Influence of N substrate on Fe requirements of marine centric diatoms

Abstract

The interaction between Fe requirements and N metabolism in centric diatoms was investigated to determine whether use of nitrate (NO3-) imparts a higher cellular Fe demand for growth than use of ammonium (NH4+), and thus reduces fitness under Fe deficiency. Six species of the genus Thalassiosira from a variety of habitats were examined. Coastal and central gyre representatives grew faster in Fe-sufficient media containing NH4+, but isolates from the equatorial Pacific, an oceanic high-nutrient, low- biomass region, achieved maximum rates with NO3-. Iron quotas ranged from 26 to 102 μmol Fe mol-1 C and were not affected in a predictable manner by N source or habitat. Relative growth rates were diminished in Fe-deficienl media, particularly in coastal species which grew at less than 25% of their maximum rates (μ(max)). All oceanic species maintained fast rates of growth (0.8 μ(max)) under the same Fe-limiting conditions, despite having 4 times less intracellular Fe than the coastal species. Fe:C ratios of Fe-deficient Thalassiosira spp. ranged from 0.7 to 14 μmol mol-1 and were significantly greater (by ~ 1.8 times) in all species when NO3- was the N source (p < 0.05). Steady-state Fe uptake rates were also faster in NO3- dependent ceils at low Fe. Nitrogen source had different effects on Fe-limited growth rates. Surprisingly, T. oceanice (clone 1003) and T. weissflogii grew faster with NO3- even though higher Fe requirements for use of oxidized N were expected to reduce division rates relative to NH4+-grown cells. When total Fe concentrations in the medium were decreased to 1 nM, growth rates of T. oceanica (clone 1003) decreased to 0.2 μ(max) and were significantly faster (25 %) in NH4+ than in NO3- -amended media. Under these more stressful Fe-limiting conditions, Fe quotas were the same in cells cultured in both N- based media.

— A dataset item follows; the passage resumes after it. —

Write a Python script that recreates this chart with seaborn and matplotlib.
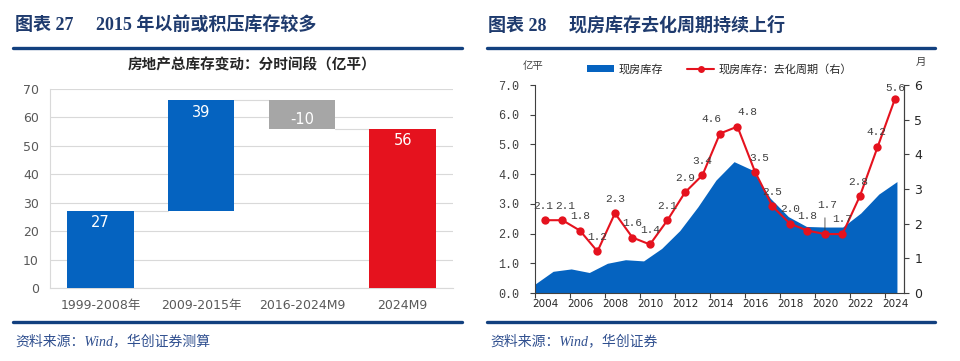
import matplotlib
matplotlib.use('Agg')
import matplotlib.pyplot as plt
from matplotlib.patches import Patch
from matplotlib.lines import Line2D
import numpy as np
import pandas as pd
import seaborn as sns

sns.set_theme(style='white')
plt.rcParams['font.family'] = ['DejaVu Sans', 'Noto Sans CJK SC']
plt.rcParams['axes.unicode_minus'] = False

# %% data - left panel (waterfall, 亿平)
periods = ['1999-2008年', '2009-2015年', '2016-2024M9', '2024M9']
changes = [27, 39, -10, 56]
is_total = [False, False, False, True]

# %% data - right panel
years = list(range(2004, 2025))
stock = [0.30, 0.73, 0.81, 0.69, 1.00, 1.12, 1.08, 1.50, 2.10, 2.90, 3.80,
         4.42, 4.14, 3.19, 2.57, 2.24, 2.22, 2.22, 2.69, 3.33, 3.75]   # 现房库存 亿平
months = [2.1, 2.1, 1.8, 1.2, 2.3, 1.6, 1.4, 2.1, 2.9, 3.4, 4.6,
          4.8, 3.5, 2.5, 2.0, 1.8, 1.7, 1.7, 2.8, 4.2, 5.6]          # 去化周期 月

navy = '#12407F'
blue = '#0563C0'
red = '#E5121E'
grey = '#A6A6A6'
serif_cjk = ['Liberation Serif', 'Noto Sans CJK SC']
mono = ['Liberation Mono', 'Noto Sans CJK SC']

fig = plt.figure(figsize=(9.6, 3.61), dpi=100)

# %% headers, rules, sources
fig.text(15/960, 1-25/361, '图表 27     2015 年以前或积压库存较多', family=serif_cjk,
         fontsize=13, fontweight='bold', color='#1F3B6E', va='center')
fig.text(488/960, 1-25/361, '图表 28     现房库存去化周期持续上行', family=serif_cjk,
         fontsize=13, fontweight='bold', color='#1F3B6E', va='center')
for x0, x1 in [(13, 462), (487, 935)]:
  fig.add_artist(Line2D([x0/960, x1/960], [1-48/361]*2, color=navy, lw=2.4))
  fig.add_artist(Line2D([x0/960, x1/960], [1-322/361]*2, color=navy, lw=2.4))
fig.text(15/960, 1-341/361, '资料来源：Wind，华创证券测算', family=serif_cjk,
         fontsize=10, style='italic', color='#2F4F8F', va='center')
fig.text(490/960, 1-341/361, '资料来源：Wind，华创证券', family=serif_cjk,
         fontsize=10, style='italic', color='#2F4F8F', va='center')

# %% left: waterfall
ax1 = fig.add_axes([50/960, 1-288/361, 403/960, 199/361])
bottoms, tops = [], []
run = 0
for c, tot in zip(changes, is_total):
  if tot:
    bottoms.append(0)
    tops.append(c)
  else:
    bottoms.append(run)
    run += c
    tops.append(run)
wf = pd.DataFrame({'period': periods, 'change': changes})
sns.barplot(data=wf, x='period', y='change', bottom=bottoms, width=0.66,
            color=blue, errorbar=None, ax=ax1, zorder=3, linewidth=0)
cols = []
for c, tot in zip(changes, is_total):
  cols.append(red if tot else (blue if c > 0 else grey))
for p, c in zip(ax1.patches, cols):
  p.set_facecolor(c)
# connectors between bars
for i in range(len(changes)-1):
  lvl = tops[i] if not is_total[i] else changes[i]
  ax1.plot([i+0.33, i+1-0.33], [lvl, lvl], color='#D9D9D9', lw=0.8, zorder=2)
# labels at the bar ends, inside
for i, c in enumerate(changes):
  end = tops[i] if c > 0 else bottoms[i] + c
  ax1.annotate(f'{c}', (i, end), xytext=(0, -3 if c > 0 else 1.5),
               textcoords='offset points', ha='center',
               va='top' if c > 0 else 'bottom', color='white', fontsize=10.5, zorder=4)
ax1.set_ylim(0, 70)
ax1.set_xlim(-0.5, 3.5)
ax1.set_yticks(range(0, 71, 10))
ax1.yaxis.grid(True, color='#D9D9D9', lw=0.8, zorder=0)
ax1.set_axisbelow(True)
for s in ['top', 'right']:
  ax1.spines[s].set_visible(False)
for s in ['left', 'bottom']:
  ax1.spines[s].set_color('#D9D9D9')
  ax1.spines[s].set_linewidth(0.8)
ax1.tick_params(length=0, labelcolor='#595959', labelsize=9, pad=8)
ax1.tick_params(axis='x', pad=8)
ax1.set_xlabel('')
ax1.set_ylabel('')
ax1.set_title('房地产总库存变动：分时间段（亿平）', fontsize=10.5, fontweight='bold',
              color='#262626', pad=14, family=['Noto Sans CJK SC'])

# %% right: area + de-stocking cycle
ax2 = fig.add_axes([535/960, 1-293/361, 369/960, 208/361])
ax2.fill_between(years, stock, 0, color=blue, lw=0, zorder=2)
ax2.set_xlim(years[0], years[-1] + 0.39)
ax2.set_ylim(0, 7)
ax2.set_yticks(np.arange(0, 7.1, 1))
ax2.set_yticklabels([f'{v:.1f}' for v in np.arange(0, 7.1, 1)], family=mono)
line_x = np.linspace(years[0] + 0.55, years[-1] - 0.11, len(years))
ax2.set_xticks(line_x[::2])
ax2.set_xticklabels([str(y) for y in years[::2]])
ax2.set_xticks(line_x[::2] - 0.55, minor=True)
ax2.tick_params(axis='x', which='major', length=0, labelsize=7.5, pad=4, labelcolor='#262626')
ax2.tick_params(axis='x', which='minor', length=3.5, width=0.8, color='#404040', direction='out', bottom=True)
ax2.tick_params(axis='y', length=3.5, width=0.8, color='#404040', direction='out', left=True,
                labelsize=8.5, labelcolor='#404040', pad=8)
for s in ['top']:
  ax2.spines[s].set_visible(False)
for s in ['left', 'bottom', 'right']:
  ax2.spines[s].set_color('#404040')
  ax2.spines[s].set_linewidth(0.8)

ax3 = ax2.twinx()
sns.lineplot(x=line_x, y=months, ax=ax3, color=red, lw=1.5, marker='o',
             markersize=6, markeredgewidth=0, zorder=5)
ax3.set_ylim(0, 6)
ax3.set_yticks(range(0, 7))
ax3.tick_params(axis='y', length=3.5, width=0.8, color='#404040', direction='out', right=True,
                labelsize=9, labelcolor='#262626', pad=4)
for s in ['top', 'left', 'bottom']:
  ax3.spines[s].set_visible(False)
ax3.spines['right'].set_color('#404040')
ax3.spines['right'].set_linewidth(0.8)

# point labels; a few are nudged off the curve
nudge = {0: (-1.5, 10.5), 1: (2, 10.5), 10: (-6, 10.5), 11: (7, 10.5), 12: (3, 10),
         16: (1.5, 21), 18: (-1.5, 10), 19: (-1, 11), 20: (0, 7.5)}
for i, (x, v) in enumerate(zip(line_x, months)):
  dx, dy = nudge.get(i, (0, 10.5))
  ax3.annotate(f'{v:.1f}', (x, v), xytext=(dx, dy), textcoords='offset points',
               ha='center', va='center', fontsize=8, color='#404040', family=mono, zorder=6)
# leader line for the crowded 2020 label
ax3.annotate('', (line_x[16], months[16]), xytext=(line_x[16], months[16] + 0.55),
             arrowprops=dict(arrowstyle='-', color='#404040', lw=0.6))

handles = [Patch(color=blue, lw=0),
           Line2D([], [], color=red, lw=1.5, marker='o', markersize=5, markeredgewidth=0)]
ax2.legend(handles, ['现房库存', '现房库存：去化周期（右）'], loc='center', ncol=2,
           bbox_to_anchor=(0.5, 1.075), frameon=False, fontsize=8, handlelength=2.4,
           handleheight=0.6, columnspacing=2.2, handletextpad=0.4)
fig.text(533/960, 1-66/361, '亿平', fontsize=7.5, color='#404040', ha='center', va='center')
fig.text(921/960, 1-62/361, '月', fontsize=7.5, color='#404040', ha='center', va='center')

fig.savefig('out.png', dpi=100)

Our results thus demonstrate that phototrophic phytoplankton require significantly more cellular Fe to grow on NO3- than NH4+. Nitrate-grown cells are able to obtain this extra Fe, even when Fe is limiting, suggesting that Fe acquisition is somehow linked to NO3- metabolism. Under severe Fe deficiency, however, NO3- utilization reduces division rates compared to NH4+, because cells are unable to fulfill their extra Fe requirements.